Once the course was assembled on the parade ground, we were given a minute to run back to our grots to dress, and then herded into a warm classroom, seated in comfortable seats and told to wait. It was nearly impossible not to fall asleep, even so soon after the traumatic awakening. We were told we were to be shown a film documentary and to watch it carefully. The lights went out and a 16mm black and white film flickered on a screen at the front of the room. It was an incredibly boring documentary on flower-pressing that lasted some forty minutes. Many fell asleep. I kept pinching and slapping myself in the face in an effort to stay awake. I punched my cheeks so hard I could feel the bruises the next day. When the film ended, we were handed questionnaires on its content. The point was, could you control yourself and stay alert?

Throughout the course we were secretly monitored. Having been given a task to complete, we would sometimes find ourselves alone and unsupervised. I had spotted new co-axial cable running into many of the old buildings that had no television sets and suspected they might be attached to hidden video cameras. The aim was to see how we conducted ourselves when not putting on a front in the presence of the Directing Staff. Naturally I put on a good show, just in case I was right about the cameras.

An important quality the instructors were looking for was aggression. Undercover operatives in Northern Ireland work mostly alone and far from any support. Cornered in a desperate situation, savage, controlled aggression might save our lives.

To assess each recruit’s aggression, the entire course, about sixty by the beginning of the second week, was marched into the gymnasium and ordered to strip down to shorts and trainers. A basket of well-worn boxing gloves was brought in, about ten pairs between us. We were lined up in two rows facing each other and arranged in alternating order of size. The largest recruit, named Jack, a Guardsman, I later learned, was a powerfully built man who at one time had made the Army boxing team. He had a chiselled jaw and forehead and looked like he had seen more than just a few fights. He stood at the end of one row. I was placed at the end of the other row opposite him as I was considered the next in size. We were going to mill in pairs and I was not looking forward to fighting with Jack one bit.

Milling is like boxing but without tactics or strategy which means no ducking, weaving, aiming, slacking or pausing for breath. Opponents stand toe-to-toe and at the bell slam it out like windmills until one is left standing. If someone goes down and is not unconscious he is expected to drag himself back up and continue. A referee stands close to both opponents to keep the pace going and, should either fighter attempt any of the ‘no’s above, he punches them mercilessly himself.

An overweight, gregarious Army officer beside me named John, who was suspected of lacking commitment, was ordered to swap places with me. John went pale as he took in Jack’s build and the hams that hung from the ends of his hairy, muscle-bound arms.

I studied my new opponent, Mike, another Army officer. He was a gangly, affable, public schoolboy type whose aggression the instructors also wanted to test. Mike had scar tissue around his eyes and forehead from a windscreen he had crashed through a few years earlier.
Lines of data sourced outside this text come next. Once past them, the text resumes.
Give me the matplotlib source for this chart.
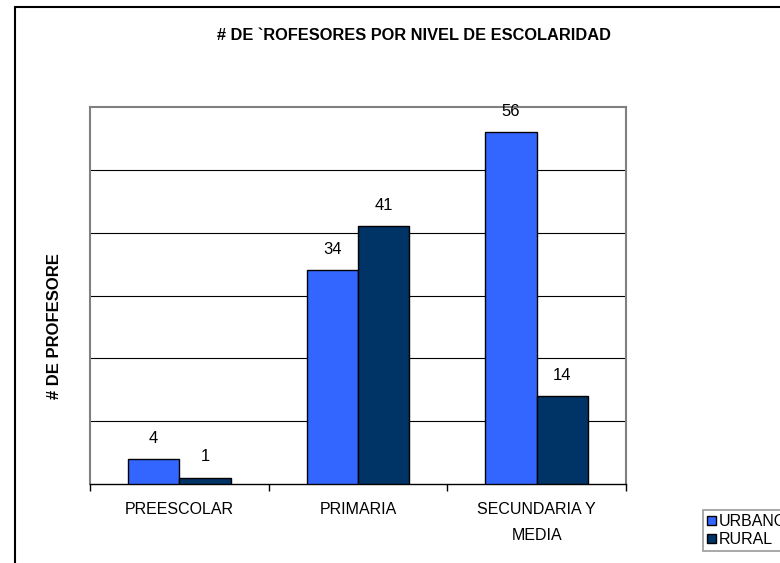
import matplotlib
matplotlib.use("Agg")
import matplotlib.pyplot as plt
from matplotlib.patches import Rectangle
import numpy as np

plt.rcParams['font.family'] = ['Liberation Sans', 'DejaVu Sans']

# data
categories = ["PREESCOLAR", "PRIMARIA", "SECUNDARIA Y\nMEDIA"]
urbano = [4, 34, 56]
rural = [1, 41, 14]
series_names = ["URBANO", "RURAL"]

W, H = 780, 563
fig = plt.figure(figsize=(W / 100, H / 100), dpi=100)

# outer chart border (right/bottom run off the image)
fig.patches.append(Rectangle((15 / W, -0.1), 1.2, 1.1 - 7 / H,
                             transform=fig.transFigure, fill=False,
                             edgecolor="black", linewidth=1.5))

ax = fig.add_axes([90 / W, 1 - 484 / H, (626 - 90) / W, (484 - 107) / H])

x = np.arange(len(categories))
w = 0.288
b1 = ax.bar(x - w / 2, urbano, w, color="#3366FF", edgecolor="black",
            linewidth=1, label=series_names[0], zorder=3)
b2 = ax.bar(x + w / 2, rural, w, color="#003366", edgecolor="black",
            linewidth=1, label=series_names[1], zorder=3)

for bars, vals in ((b1, urbano), (b2, rural)):
    for r, v in zip(bars, vals):
        ax.annotate(str(v), (r.get_x() + r.get_width() / 2, r.get_height()),
                    xytext=(0, 15), textcoords="offset points",
                    ha="center", va="center", fontsize=12, zorder=4)

ax.set_xlim(-0.5, 2.5)
ax.set_ylim(0, 60)
ax.set_yticks(np.arange(10, 60, 10))
ax.yaxis.grid(True, color="black", linewidth=0.8, zorder=0)
ax.tick_params(axis="y", length=0, labelleft=False)

ax.set_xticks(x)
ax.set_xticklabels(categories, fontsize=11.5, linespacing=1.95)
ax.set_xticks([-0.5, 0.5, 1.5, 2.5], minor=True)
ax.tick_params(axis="x", which="major", length=0, pad=13)
ax.tick_params(axis="x", which="minor", length=5, width=1, color="black", direction="out")

for s in ("top", "left", "right"):
    ax.spines[s].set_color("#808080")
    ax.spines[s].set_linewidth(1.5)
ax.spines["bottom"].set_color("black")
ax.spines["bottom"].set_linewidth(1)

ax.set_ylabel("# DE PROFESORE", fontsize=12, fontweight="bold")
ax.yaxis.set_label_coords(-0.052, 0.42)

fig.text(414 / W, 1 - 35 / H, "# DE `ROFESORES POR NIVEL DE ESCOLARIDAD",
         ha="center", va="center", fontsize=11.8, fontweight="bold")

leg = fig.legend(loc="upper left", bbox_to_anchor=(703 / W, 1 - 510 / H),
                 bbox_transform=fig.transFigure, fontsize=11.5, frameon=True,
                 fancybox=False, borderaxespad=0, handlelength=0.55,
                 handleheight=0.55, handletextpad=0.2, labelspacing=0.2,
                 borderpad=0.25)
leg.get_frame().set_edgecolor("#808080")
leg.get_frame().set_linewidth(1.2)

fig.savefig("out.png", dpi=100)
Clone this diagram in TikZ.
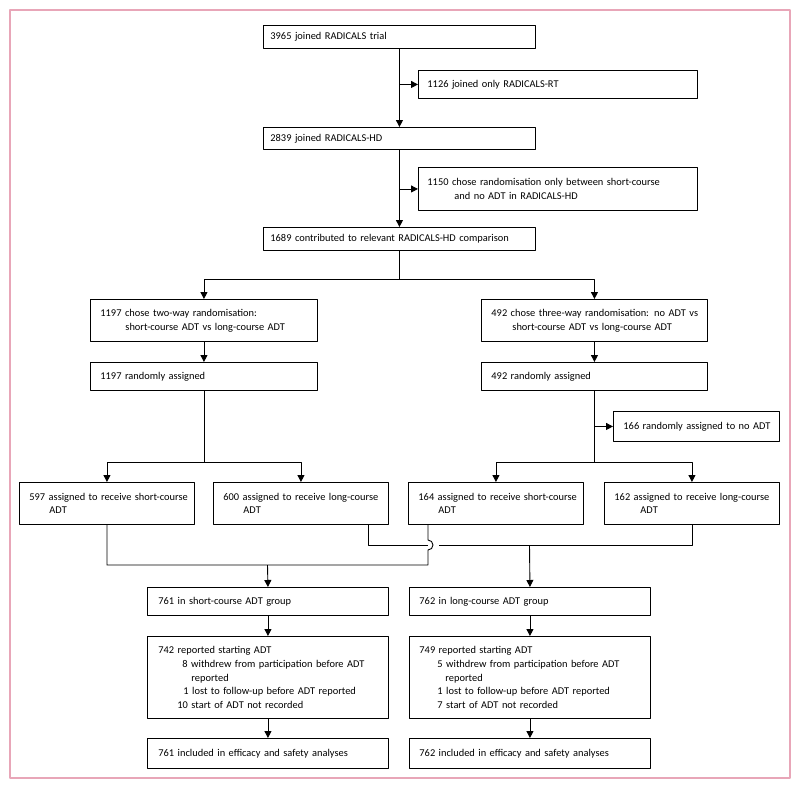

It was obvious what I had to do.

The boxing ring was no more than several gym mats pushed together to form a square. The ring was made up of benches which the rest of us sat on, facing inwards. There were no ropes. If anyone was being punched out of the ring we were to push them back in for more punishment.

Jack and John’s fight was first and, as expected, lasted less than a minute. John lacked the reach and the power to take on Jack, but he did display spirit and determination, picking himself up off the floor more than once before eventually going down half-unconscious with a smashed nose. Jack gave him no quarter.

Years later, John had a near miss while he was walking the Armagh countryside acting as a regular gravel-belly troop officer. His troop was ambushed late one night and, as John led the pursuit towards the terrorists, his webbing became entangled as he tried to push through a thicket. One of the terrorists about to flee on a bicycle noticed John snared like a rabbit. He paused long enough to unload a full magazine of M16 high-velocity bullets at John from twenty feet away. John flew backwards through the hedge and the terrorist cycled away. John’s ears were ringing from the gunfire. He sat up in the bottom of a ditch and to his amazement was not dead. He felt his body for holes, certain he had been hit. He had been hit, but the only hole in his flesh was through the centre of one of his ears.

Mike and I were the next pair to mill and we stepped on to the mat and stood opposite each other as the rules were reiterated by the referee. My plan was to aim my blows at the paper-thin scar tissue on his face and rip it open.

From the instant the bell went, everything became a frenzy. I leant in and slammed ferociously at his head. I remember him hitting me in the face several times, but as in most fights, blows go unnoticed until it’s over. Within seconds, blood was splashing everywhere, sprinkling the referee and those on the benches. None of it was mine. I swung blow after haymaker at Mike, relentlessly. I was much fitter and stronger than him and making a real mess of his scar tissue. Blood flowed into Mike’s eyes, blinding him. He paused to wipe it away. I paused to let him. We were both shouted at and punched by the referee. I resumed the onslaught as Mike grew weaker and less effective. As long as Mike kept standing I kept slamming my punches home. Those were the bitter rules. I would not be doing him or myself any favours by stopping. If he wanted to do this job, he would have to show his mettle. If he was concerned about his looks he could quit. But Mike was not about to give up and the heartless referee let the fight continue. I had to show the killer instinct. It was expected of me. The instructors knew who I was by now. But being special forces had nothing to do with my enthusiasm. As I punched Mike to destruction and the blood sprayed over me it began to excite some primaeval part of me. There was something seductive about it. I’m not proud to say it but I was relishing it when Mike started to weaken. I felt in total control and was going in for the kill.